June 3, 2003
Why there is Separation of Church & State
Since we will keep hearing from religious people who are going to be trying even harder now to get their "Christianity" further into our Government, I'd like to offer some words on the matter:
While the founders of our government were very religious men, there is an absence of religious doctrine in the Constitution and in the Bill of Rights. How else to ensure that all religions get fair and equal attention by the law? Only by the lack of any one particular religion in the law can we have the assurance that all religions are equal before the law. That this is the case in our Constitution and in our Bill of Rights cannot be denied.
Yes, the founding fathers were religious. Yes, much of society is religious. The lack of religious doctrine in our country's Constitution does not mean that religion is not to be part of our society, only our government. It really is important to have a society that loves its neighbors, that is charitable, that is peaceful and forgiving. Religion provides for that and more.
However, in a greatly diverse country such as ours, we need equality. And the cornerstone of our Constitution is equality.
And the only way to ensure that all religions are equal before the law is to not have religion as part of that law.

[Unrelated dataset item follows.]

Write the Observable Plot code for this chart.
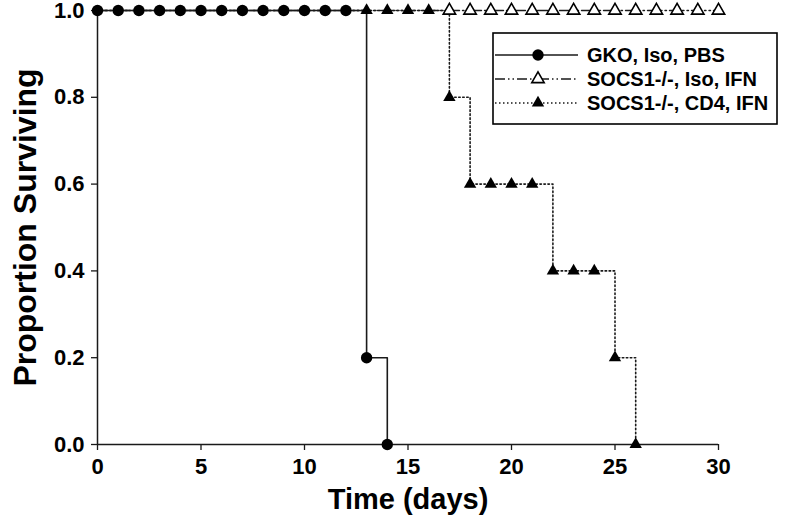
<!DOCTYPE html>
<html>
<head>
<meta charset="utf-8">
<script src="https://cdn.jsdelivr.net/npm/d3@7"></script>
<script src="https://cdn.jsdelivr.net/npm/@observablehq/plot@0.6"></script>
<style>
  html, body { margin: 0; padding: 0; background: white; }
  #chart svg { display: block; }
</style>
</head>
<body>
<div id="chart"></div>
<script>
// ---- Data ----
const seriesNames = ["GKO, Iso, PBS", "SOCS1-/-, Iso, IFN", "SOCS1-/-, CD4, IFN"];

// GKO, Iso, PBS (filled circles, solid line)
const gkoDays = [0,1,2,3,4,5,6,7,8,9,10,11,12,13,14];
const gkoSurv = [1,1,1,1,1,1,1,1,1,1,1,1,1,0.2,0];

// SOCS1-/-, Iso, IFN (open triangles, dash-dot-dot line)
const isoLineDays = [0,30];
const isoLineSurv = [1,1];
const isoMarkDays = [17,18,19,20,21,22,23,24,25,26,27,28,29,30];
const isoMarkSurv = [1,1,1,1,1,1,1,1,1,1,1,1,1,1];

// SOCS1-/-, CD4, IFN (filled triangles, dotted line)
const cd4LineDays = [0,17,18,22,25,26];
const cd4LineSurv = [1,0.8,0.6,0.4,0.2,0];
const cd4MarkDays = [13,14,15,16,17,18,19,20,21,22,23,24,25,26];
const cd4MarkSurv = [1,1,1,1,0.8,0.6,0.6,0.6,0.6,0.4,0.4,0.4,0.2,0];

const xTicks = [0,5,10,15,20,25,30];
const yTicks = [0,0.2,0.4,0.6,0.8,1.0];

const toPts = (xs, ys) => xs.map((x, i) => ({x, y: ys[i]}));
const gko = toPts(gkoDays, gkoSurv);
const isoLine = toPts(isoLineDays, isoLineSurv);
const isoMarks = toPts(isoMarkDays, isoMarkSurv);
const cd4Line = toPts(cd4LineDays, cd4LineSurv);
const cd4Marks = toPts(cd4MarkDays, cd4MarkSurv);

// ---- Styles ----
const ink = "#1a1a1a";
const dashDotDot = "10,3,1.5,3,1.5,3";
const dotted = "1.5,2.5";
const circleR = 5.7;
const triR = 4.6;
const fontFam = "'Liberation Sans', Arial, sans-serif";

const chart = Plot.plot({
  width: 786,
  height: 525,
  marginLeft: 97,
  marginRight: 68,
  marginTop: 10,
  marginBottom: 81,
  x: {domain: [0, 30]},
  y: {domain: [0, 1]},
  style: {fontFamily: fontFam, fontWeight: "bold", fontSize: "22px", color: "black", background: "white"},
  marks: [
    Plot.axisX({ticks: xTicks, tickSize: 6, tickPadding: 8, fontSize: 22, tickFormat: d => String(d), label: null, stroke: ink, strokeWidth: 1.3}),
    Plot.axisY({ticks: yTicks, tickSize: 6, tickPadding: 7, fontSize: 22, tickFormat: d3.format(".1f"), label: null, stroke: ink, strokeWidth: 1.3}),
    Plot.ruleX([0], {stroke: ink, strokeWidth: 1.5}),
    Plot.ruleY([0], {stroke: ink, strokeWidth: 1.5}),
    Plot.text(["Time (days)"], {frameAnchor: "bottom", textAnchor: "middle", dy: 64, fontSize: 29, fontWeight: "bold", fill: "black"}),
    Plot.text(["Proportion Surviving"], {frameAnchor: "left", textAnchor: "middle", dx: -72, rotate: -90, fontSize: 32, fontWeight: "bold", fill: "black"}),
    // lines
    Plot.line(isoLine, {x: "x", y: "y", curve: "step-after", stroke: ink, strokeWidth: 1.4, strokeDasharray: dashDotDot}),
    Plot.line(cd4Line, {x: "x", y: "y", curve: "step-after", stroke: ink, strokeWidth: 1.6, strokeDasharray: dotted}),
    Plot.line(gko, {x: "x", y: "y", curve: "step-after", stroke: ink, strokeWidth: 1.6}),
    // markers
    Plot.dot(isoMarks, {x: "x", y: "y", symbol: "triangle", r: triR, fill: "white", stroke: "black", strokeWidth: 1.6}),
    Plot.dot(gko, {x: "x", y: "y", symbol: "circle", r: circleR, fill: "black", stroke: "none"}),
    Plot.dot(cd4Marks, {x: "x", y: "y", symbol: "triangle", r: triR, fill: "black", stroke: "none"})
  ]
});

const svg = d3.select(chart);

// ---- Legend (inside plot area, top right) ----
const lg = svg.append("g").attr("font-family", fontFam).attr("font-weight", "bold").attr("text-anchor", "start");
lg.append("rect").attr("x", 493).attr("y", 33).attr("width", 284).attr("height", 91)
  .attr("fill", "white").attr("stroke", "black").attr("stroke-width", 1.6);
const legendItems = [
  {name: seriesNames[0], dash: null, sym: d3.symbolCircle, r: circleR, fill: "black", stroke: "none"},
  {name: seriesNames[1], dash: dashDotDot, sym: d3.symbolTriangle, r: triR, fill: "white", stroke: "black"},
  {name: seriesNames[2], dash: dotted, sym: d3.symbolTriangle, r: triR, fill: "black", stroke: "none"}
];
legendItems.forEach((it, i) => {
  const y = 55 + i * 24;
  lg.append("line").attr("x1", 495).attr("x2", 578).attr("y1", y).attr("y2", y)
    .attr("stroke", ink).attr("stroke-width", 1.5).attr("stroke-dasharray", it.dash);
  lg.append("path").attr("d", d3.symbol(it.sym, Math.PI * it.r * it.r)())
    .attr("transform", `translate(538,${y})`)
    .attr("fill", it.fill).attr("stroke", it.stroke).attr("stroke-width", 1.6);
  lg.append("text").attr("x", 587).attr("y", y).attr("dy", "0.36em")
    .attr("text-anchor", "start").attr("font-size", 20).attr("fill", "black").text(it.name);
});

document.getElementById("chart").appendChild(chart);
</script>
</body>
</html>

We want, for example, to make sure that Christians are not treated less than or otherwise than the rest of society. This is extremely important. But we also want the same for Catholics, Protestants, Baptists, Buddhists, Mormons, Muslims, Hindus, Jews, Shintos, Sikhs, and atheists.
Also, we want to make sure that no religion is treated better than, or allotted more privilege than, any other religion.
Ensuring equality is very simple; the separation of church and state.
The architects of our republic knew this.
We only need to recall Thomas Jefferson's often-quoted words to understand this:
Believing with you that religion is a matter which lies solely between man & his god, that he owes account to none other for his faith or his worship, that the legitimate powers of government reach actions only, and not opinions, I contemplate with sovereign reverence that act of the whole American people which declared that their legislature should make no law respecting an establishment of religion, or prohibiting the free exercise thereof, thus building a wall of separation between church and state.
If anyone would like to know more (certainly people are not going to just take my word for this and are going to research historical facts), I would suggest starting at FindLaw's website: U.S. Constitution Case Code. Of particular interest would be the annotations to the First Amendment.
Some people will of course sneer about "make no law" in TJs quote, but in all cases of Church/State merging, laws will have to be created even if they are as unassuming as "we shall allow [put your doctrine here] on State walls." You can call this point a nit, but Law is about picking nits, isn't it?